■ **Task to complete**
Beginning with the first line of the entries below, quote each line until you reach and include the line with "y_ticks = list(range(0, 101, 10))".

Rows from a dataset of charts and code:
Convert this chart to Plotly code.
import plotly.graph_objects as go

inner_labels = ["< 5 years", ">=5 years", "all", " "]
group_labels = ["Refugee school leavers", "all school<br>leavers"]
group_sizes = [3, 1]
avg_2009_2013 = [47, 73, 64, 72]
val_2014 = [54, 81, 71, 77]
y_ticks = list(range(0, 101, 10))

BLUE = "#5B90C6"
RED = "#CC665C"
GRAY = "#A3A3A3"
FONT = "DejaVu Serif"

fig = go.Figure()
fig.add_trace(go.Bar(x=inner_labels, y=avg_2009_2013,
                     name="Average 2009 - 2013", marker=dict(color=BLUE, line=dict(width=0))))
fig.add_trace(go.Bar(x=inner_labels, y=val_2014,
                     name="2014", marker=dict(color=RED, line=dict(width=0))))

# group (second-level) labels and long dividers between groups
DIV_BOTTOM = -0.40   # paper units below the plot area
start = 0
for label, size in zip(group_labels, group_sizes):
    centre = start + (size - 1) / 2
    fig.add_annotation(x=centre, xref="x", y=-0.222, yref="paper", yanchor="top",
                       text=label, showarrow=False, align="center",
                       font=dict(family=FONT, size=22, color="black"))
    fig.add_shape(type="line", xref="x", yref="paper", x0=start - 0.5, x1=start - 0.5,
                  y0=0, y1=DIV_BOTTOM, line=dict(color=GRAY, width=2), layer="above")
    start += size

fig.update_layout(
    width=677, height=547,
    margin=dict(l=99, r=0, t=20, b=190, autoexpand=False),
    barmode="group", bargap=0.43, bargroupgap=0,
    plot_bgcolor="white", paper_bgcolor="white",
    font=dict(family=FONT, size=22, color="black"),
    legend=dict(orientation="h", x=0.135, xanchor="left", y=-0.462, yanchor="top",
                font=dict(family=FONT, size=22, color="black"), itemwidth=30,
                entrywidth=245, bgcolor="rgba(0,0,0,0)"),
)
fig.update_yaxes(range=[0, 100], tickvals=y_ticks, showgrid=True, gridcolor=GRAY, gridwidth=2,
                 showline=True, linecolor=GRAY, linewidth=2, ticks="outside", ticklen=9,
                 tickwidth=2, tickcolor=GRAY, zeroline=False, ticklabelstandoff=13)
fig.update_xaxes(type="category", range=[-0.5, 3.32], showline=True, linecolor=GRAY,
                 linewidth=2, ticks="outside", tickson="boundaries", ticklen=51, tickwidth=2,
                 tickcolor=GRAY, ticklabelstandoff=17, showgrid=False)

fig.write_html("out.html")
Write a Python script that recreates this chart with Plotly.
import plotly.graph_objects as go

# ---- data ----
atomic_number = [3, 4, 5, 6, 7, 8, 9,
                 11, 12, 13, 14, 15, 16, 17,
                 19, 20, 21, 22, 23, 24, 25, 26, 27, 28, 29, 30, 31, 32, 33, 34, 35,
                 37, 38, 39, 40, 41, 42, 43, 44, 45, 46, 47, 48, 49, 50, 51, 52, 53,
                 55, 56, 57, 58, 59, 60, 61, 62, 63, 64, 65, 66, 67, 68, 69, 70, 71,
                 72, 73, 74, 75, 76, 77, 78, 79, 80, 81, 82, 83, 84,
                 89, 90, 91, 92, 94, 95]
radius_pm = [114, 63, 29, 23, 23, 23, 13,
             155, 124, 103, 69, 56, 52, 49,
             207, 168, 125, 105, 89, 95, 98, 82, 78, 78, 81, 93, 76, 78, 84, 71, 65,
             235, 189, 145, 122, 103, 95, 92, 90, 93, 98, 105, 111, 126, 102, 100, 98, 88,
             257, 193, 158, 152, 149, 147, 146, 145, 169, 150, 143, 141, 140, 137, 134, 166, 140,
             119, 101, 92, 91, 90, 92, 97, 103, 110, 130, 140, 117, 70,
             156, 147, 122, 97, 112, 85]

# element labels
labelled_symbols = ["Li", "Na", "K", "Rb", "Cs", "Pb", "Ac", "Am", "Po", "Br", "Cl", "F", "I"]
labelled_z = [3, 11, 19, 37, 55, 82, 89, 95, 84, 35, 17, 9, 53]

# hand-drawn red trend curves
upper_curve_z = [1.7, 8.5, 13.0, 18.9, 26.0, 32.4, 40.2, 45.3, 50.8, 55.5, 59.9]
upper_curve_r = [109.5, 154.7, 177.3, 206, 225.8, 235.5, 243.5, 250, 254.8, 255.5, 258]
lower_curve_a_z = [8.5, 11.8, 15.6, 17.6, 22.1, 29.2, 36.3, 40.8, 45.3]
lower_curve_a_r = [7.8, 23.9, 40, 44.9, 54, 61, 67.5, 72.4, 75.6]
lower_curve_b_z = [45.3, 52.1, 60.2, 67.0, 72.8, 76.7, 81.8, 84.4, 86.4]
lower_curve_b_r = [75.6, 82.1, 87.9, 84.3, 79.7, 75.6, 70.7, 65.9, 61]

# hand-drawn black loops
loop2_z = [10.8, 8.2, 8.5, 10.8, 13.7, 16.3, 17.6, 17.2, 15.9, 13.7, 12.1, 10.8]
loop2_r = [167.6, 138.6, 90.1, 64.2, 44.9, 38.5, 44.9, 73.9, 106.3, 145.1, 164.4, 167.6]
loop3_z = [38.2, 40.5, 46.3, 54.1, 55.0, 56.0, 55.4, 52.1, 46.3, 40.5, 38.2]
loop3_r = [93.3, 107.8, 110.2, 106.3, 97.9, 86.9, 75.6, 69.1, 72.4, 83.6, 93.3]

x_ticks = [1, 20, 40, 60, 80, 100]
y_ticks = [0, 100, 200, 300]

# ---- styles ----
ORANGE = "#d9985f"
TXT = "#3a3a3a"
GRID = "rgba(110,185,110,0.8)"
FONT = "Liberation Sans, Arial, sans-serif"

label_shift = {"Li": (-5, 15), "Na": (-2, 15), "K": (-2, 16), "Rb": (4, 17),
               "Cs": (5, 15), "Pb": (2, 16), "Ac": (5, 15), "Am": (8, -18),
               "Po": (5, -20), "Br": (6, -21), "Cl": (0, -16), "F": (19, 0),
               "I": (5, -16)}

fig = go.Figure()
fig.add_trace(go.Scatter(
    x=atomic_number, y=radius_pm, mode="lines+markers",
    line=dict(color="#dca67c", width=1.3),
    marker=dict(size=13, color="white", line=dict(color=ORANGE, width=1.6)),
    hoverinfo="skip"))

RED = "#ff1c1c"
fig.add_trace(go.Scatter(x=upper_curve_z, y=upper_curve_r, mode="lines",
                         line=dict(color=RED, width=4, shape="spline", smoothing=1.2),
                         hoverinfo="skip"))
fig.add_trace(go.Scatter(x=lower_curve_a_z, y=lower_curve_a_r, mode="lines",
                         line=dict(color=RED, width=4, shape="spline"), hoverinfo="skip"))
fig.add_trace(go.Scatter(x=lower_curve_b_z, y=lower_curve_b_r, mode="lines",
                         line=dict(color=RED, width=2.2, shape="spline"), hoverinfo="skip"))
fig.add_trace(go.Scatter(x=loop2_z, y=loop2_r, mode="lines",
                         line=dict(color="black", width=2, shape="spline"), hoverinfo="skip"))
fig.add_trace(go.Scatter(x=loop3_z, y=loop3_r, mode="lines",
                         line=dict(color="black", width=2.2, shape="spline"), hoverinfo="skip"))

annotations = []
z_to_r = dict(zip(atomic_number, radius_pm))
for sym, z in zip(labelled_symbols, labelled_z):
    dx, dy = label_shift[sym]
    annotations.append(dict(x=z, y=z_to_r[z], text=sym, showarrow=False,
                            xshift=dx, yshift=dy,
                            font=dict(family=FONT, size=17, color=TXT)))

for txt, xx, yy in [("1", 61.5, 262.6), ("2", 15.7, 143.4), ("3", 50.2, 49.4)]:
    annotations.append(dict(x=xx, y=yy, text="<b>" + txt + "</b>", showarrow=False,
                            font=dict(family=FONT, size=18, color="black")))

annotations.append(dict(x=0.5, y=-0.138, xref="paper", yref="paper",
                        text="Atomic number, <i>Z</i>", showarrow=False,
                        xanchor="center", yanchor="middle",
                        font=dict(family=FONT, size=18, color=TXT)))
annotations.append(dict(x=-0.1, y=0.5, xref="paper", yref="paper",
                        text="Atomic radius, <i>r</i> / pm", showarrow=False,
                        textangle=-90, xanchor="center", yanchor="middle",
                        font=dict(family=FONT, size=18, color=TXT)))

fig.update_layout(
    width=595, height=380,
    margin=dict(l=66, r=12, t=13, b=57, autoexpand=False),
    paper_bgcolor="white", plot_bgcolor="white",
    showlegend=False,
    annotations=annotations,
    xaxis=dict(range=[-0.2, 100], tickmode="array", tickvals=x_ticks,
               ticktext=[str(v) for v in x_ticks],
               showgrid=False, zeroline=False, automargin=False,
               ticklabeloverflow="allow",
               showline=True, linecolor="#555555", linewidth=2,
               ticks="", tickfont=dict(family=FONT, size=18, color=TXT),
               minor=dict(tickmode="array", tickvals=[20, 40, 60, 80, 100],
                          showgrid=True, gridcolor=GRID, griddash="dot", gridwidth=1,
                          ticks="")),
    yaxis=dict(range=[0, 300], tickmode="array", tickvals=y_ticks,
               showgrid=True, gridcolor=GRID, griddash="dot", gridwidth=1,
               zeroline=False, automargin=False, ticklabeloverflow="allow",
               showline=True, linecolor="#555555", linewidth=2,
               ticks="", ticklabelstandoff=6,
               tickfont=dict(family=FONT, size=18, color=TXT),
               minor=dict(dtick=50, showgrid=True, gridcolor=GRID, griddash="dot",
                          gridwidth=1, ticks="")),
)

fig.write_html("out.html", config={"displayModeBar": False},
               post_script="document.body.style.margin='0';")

■ **Result**
Convert this chart to Plotly code.
import plotly.graph_objects as go

inner_labels = ["< 5 years", ">=5 years", "all", " "]
group_labels = ["Refugee school leavers", "all school<br>leavers"]
group_sizes = [3, 1]
avg_2009_2013 = [47, 73, 64, 72]
val_2014 = [54, 81, 71, 77]
y_ticks = list(range(0, 101, 10))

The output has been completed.